MANIPULATING THE Y-AXIS
Make sure you check the y-axis of a graph as it is one of the most common ways data is manipulated in visuals. It makes something that is not significant seem like quite a difference. This is called a ‘truncated graph’. One of the first things that is removed is the baselines or y-axis as can be seen in the example to fool you into thinking February experienced a drastic increase in conversion rate.
Be prepared for blown out scales of a graph to minimize or maximize a change. This phenomenon is called ‘axis changing’ and is almost the opposite of truncating data. Axis and baselines are included but are changed so much that they lose meaning. Look at the next example about climate change. Why are temperatures like -10 degrees up to 110 degrees included? Of course, to make the line as flat as possible and make you believe climate change is no real thing. If you have a look at the ‘fixed’ graph next to it you have a better understanding of what is actually happening.
CHERRY PICKING DATA
Be aware of visuals misleading you through skewed data, wherein only certain parts are included that sheds a positive light on their viewpoint. Take a look at the two examples below. The left graph portrays to cover a long period as many points in time are added. In reality it is only 10 years. You might think that the UK national debt is at an all-time high. However, when you analyze the right example, you know you’re being fooled!
USING THE WRONG GRAPH
Watch out for the use of the wrong graph as it can create a misleading data visualization. Most probably Microsoft made this mistake on purpose to give us the feeling that Microsoft Edge is almost 50% faster than Firefox and 25% faster than Chrome. When you check the right graph you notice that in reality the difference in browser speed is only marginal.
GOING AGAINST CONVENTIONS
Don’t be surprised to see misleading graphs and charts that alter long-held conventions or associations. Think of using green for losses, and red for profits. It would make no sense to anyone. In the example below they used a light color for high levels and a dark color for low levels. With some common sense you would rather flip this color schema around.

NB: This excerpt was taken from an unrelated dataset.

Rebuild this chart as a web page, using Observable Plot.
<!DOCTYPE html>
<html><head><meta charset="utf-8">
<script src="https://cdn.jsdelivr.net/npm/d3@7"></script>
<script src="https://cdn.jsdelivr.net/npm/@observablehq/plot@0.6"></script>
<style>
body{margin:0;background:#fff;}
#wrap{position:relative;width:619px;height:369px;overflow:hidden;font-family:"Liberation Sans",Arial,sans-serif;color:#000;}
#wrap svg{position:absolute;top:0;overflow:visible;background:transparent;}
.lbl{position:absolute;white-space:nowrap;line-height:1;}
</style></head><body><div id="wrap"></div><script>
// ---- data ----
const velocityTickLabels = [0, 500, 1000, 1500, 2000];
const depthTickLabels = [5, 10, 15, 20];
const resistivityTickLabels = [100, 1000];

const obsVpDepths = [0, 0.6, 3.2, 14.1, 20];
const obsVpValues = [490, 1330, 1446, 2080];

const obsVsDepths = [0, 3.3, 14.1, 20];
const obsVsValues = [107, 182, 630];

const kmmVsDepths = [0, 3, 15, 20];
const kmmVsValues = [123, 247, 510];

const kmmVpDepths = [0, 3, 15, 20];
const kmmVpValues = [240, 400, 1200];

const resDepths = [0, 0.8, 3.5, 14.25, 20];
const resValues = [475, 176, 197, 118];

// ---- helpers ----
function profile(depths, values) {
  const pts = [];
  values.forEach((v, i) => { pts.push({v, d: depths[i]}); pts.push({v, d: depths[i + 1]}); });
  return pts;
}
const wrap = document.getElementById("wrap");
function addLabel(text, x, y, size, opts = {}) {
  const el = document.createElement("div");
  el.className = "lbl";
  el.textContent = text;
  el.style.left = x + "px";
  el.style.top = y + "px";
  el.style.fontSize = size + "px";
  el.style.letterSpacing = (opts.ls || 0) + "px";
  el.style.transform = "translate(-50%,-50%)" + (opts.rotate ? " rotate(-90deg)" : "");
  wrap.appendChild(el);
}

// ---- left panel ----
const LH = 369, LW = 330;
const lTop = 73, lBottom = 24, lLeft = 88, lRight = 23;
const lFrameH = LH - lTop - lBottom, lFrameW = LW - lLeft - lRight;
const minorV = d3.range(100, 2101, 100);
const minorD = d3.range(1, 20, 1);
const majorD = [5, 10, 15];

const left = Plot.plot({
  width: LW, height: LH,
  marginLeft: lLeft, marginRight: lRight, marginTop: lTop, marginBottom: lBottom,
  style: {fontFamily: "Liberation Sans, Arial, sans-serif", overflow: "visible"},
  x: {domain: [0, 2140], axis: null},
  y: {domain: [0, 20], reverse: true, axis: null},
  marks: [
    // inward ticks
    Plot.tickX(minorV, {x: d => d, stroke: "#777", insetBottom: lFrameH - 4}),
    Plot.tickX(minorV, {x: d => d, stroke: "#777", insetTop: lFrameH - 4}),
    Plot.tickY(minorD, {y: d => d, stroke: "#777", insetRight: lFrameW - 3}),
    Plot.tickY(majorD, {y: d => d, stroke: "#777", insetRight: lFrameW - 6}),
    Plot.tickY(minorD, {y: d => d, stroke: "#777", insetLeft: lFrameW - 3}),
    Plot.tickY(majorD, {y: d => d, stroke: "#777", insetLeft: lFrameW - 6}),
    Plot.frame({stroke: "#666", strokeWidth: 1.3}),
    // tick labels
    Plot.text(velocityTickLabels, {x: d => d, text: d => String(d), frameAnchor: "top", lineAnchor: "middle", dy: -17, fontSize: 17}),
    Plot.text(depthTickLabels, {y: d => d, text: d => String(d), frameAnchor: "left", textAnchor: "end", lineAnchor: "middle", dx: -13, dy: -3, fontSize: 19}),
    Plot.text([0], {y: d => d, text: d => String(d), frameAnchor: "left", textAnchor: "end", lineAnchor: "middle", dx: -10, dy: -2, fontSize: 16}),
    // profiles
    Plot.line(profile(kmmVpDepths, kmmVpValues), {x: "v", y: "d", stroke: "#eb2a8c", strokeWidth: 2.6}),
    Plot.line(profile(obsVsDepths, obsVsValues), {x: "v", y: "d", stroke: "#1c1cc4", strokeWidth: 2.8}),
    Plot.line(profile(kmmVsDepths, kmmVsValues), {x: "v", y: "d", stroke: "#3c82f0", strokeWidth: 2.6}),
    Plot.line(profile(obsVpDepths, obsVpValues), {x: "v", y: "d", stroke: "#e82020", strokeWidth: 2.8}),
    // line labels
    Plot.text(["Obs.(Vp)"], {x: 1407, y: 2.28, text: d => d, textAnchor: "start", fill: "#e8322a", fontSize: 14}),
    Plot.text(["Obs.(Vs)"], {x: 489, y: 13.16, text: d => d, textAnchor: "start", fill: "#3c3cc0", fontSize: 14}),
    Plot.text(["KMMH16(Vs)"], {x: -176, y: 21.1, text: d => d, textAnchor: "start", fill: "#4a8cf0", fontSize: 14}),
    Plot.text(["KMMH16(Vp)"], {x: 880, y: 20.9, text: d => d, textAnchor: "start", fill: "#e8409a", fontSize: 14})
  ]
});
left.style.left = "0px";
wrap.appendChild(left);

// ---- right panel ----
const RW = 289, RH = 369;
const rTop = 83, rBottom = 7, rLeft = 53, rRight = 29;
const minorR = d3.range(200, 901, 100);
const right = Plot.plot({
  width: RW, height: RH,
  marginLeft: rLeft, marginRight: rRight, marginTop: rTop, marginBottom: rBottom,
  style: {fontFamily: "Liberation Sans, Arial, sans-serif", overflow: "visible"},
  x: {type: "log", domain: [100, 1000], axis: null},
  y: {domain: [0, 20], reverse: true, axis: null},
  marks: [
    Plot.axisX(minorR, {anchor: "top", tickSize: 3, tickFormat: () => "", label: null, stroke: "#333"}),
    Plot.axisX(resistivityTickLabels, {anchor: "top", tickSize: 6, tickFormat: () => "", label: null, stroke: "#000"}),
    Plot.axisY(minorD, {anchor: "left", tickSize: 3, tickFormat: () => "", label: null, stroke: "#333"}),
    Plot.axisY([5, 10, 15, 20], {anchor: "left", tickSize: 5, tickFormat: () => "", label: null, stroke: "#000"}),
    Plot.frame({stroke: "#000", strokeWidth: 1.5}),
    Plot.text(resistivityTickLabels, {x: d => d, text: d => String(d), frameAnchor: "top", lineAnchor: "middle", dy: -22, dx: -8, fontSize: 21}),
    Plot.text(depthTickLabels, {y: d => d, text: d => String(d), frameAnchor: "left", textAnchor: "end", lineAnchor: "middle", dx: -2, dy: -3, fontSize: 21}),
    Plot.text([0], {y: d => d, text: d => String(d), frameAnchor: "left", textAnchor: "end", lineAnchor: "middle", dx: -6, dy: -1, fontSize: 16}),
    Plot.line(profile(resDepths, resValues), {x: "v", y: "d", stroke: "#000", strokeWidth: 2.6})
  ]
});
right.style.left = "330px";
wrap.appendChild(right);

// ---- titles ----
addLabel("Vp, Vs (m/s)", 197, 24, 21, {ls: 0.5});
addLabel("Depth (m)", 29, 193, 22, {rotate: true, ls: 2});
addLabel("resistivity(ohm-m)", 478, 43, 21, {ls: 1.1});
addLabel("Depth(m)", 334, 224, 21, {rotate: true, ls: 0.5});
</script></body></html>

I hope you’ve been thought at school that correlation doesn’t imply causation. Nevertheless, because of all clickbait headlines you’ve read over the last couple of years it might have fell out of your head. The next graph might be an obvious one, but still, you’re warned!
WHAT IS THE POINT OF IT ALL?
The internet is bloated with examples of misleading data visualization. The recommendation you read might actually come in handy one day. Don’t you think it is a frustrating thing that we have to teach ourselves how to guard against misleading data visualizations? Shouldn’t we expect professionals and institutions to be trustworthy instead of spreading misleading narrative? Frustratingly, we can’t expect this misconduct to never happen again. I suggest that we immediately start teaching kids in high school how to defend themselves against future misconducts of data visualization. What do you think? Or can you think of a better solution?
Beattie, V., & Jones, M. J. (2002). The impact of graph slope on rate of change judgments in corporate reports. Abacus, 38(2), 177–199. https://doi.org/10.1111/1467-6281.00104
Bihanic, D. (2015). New challenges for data design. New Challenges for Data Design, 1–447. https://doi.org/10.1007/978-1-4471-6596-5
Cukier, K., (2010). A special report on managing information. The Economist, 394 (8671), 3e18.
Jones, G.E. (2006). How to Lie with Charts, Second Edition (Santa Monica, CA: LaPuerta).